GOP’s Rohrabacher not just target of Dems
The Democrats aren’t the only ones with too many congressional candidates running for Orange County seats. The GOP has a civil war going down in the 48th Congressional District, where former Republican Assembly Leader
Scott Baugh launched a lastminute challenge to Rep. Dana Rohrabacher, the 15-term congressman who is the star of every Democratic target list.
OC Republicans were so fretful about Baugh that Orange County Republican Party chairman Fred Whitaker
wrote a letter to Baugh that said: “Proceeding on your current path is destructive to the Republican Party of Orange County, which you helped build. It is divisive and presents an unnecessary distraction … we need you to be a unifying force. If you choose to move forward with your candidacy it will be over our objections and without our support.”
The OC GOP hand-delivered the note to Baugh the night before the filing deadline this month. Over a list of names of elected officials and local leaders it said, “We all endorse Congressman Rohrabacher in his re-election to Congress.”
There’s a problem with at least one of the names listed on that letter: California Republican Party chairman Jim
Brulte. When The Chronicle sent him a copy and asked if he signed it, Brulte said, “I did not!!!”

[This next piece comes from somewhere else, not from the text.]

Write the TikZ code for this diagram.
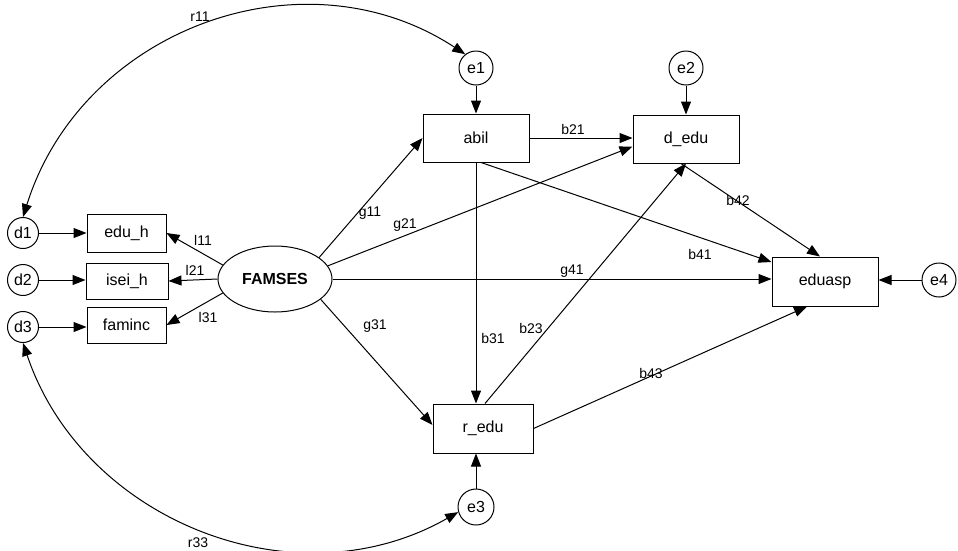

“First I ever saw it,” Brulte wrote in an email to The Chronicle, noting that the California Republican Party has endorsed Rohrabacher. “Heard about a letter but no one asked me.”
Regardless of who really signed the letter, Whitaker said, “It unfortunately didn’t work.”
He’s worried that the Baugh-Rohrabacher race will divert too much grassroots energy, fundraising and attention from the three other Orange County seats the GOP has to defend.
“People either like Scott or they like Dana. My concern is if their guy loses, people pick up their toys and go home,” Whitaker said. “They can’t do that. We need their help in these other races.”
The good news for Whitaker: A survey this month by the Democratic Fight Back CA PAC found that Baugh has pulled even with the Democrats in the field — giving Republicans a decent shot at having both Baugh and Rohracher make it out of the June 5 primary.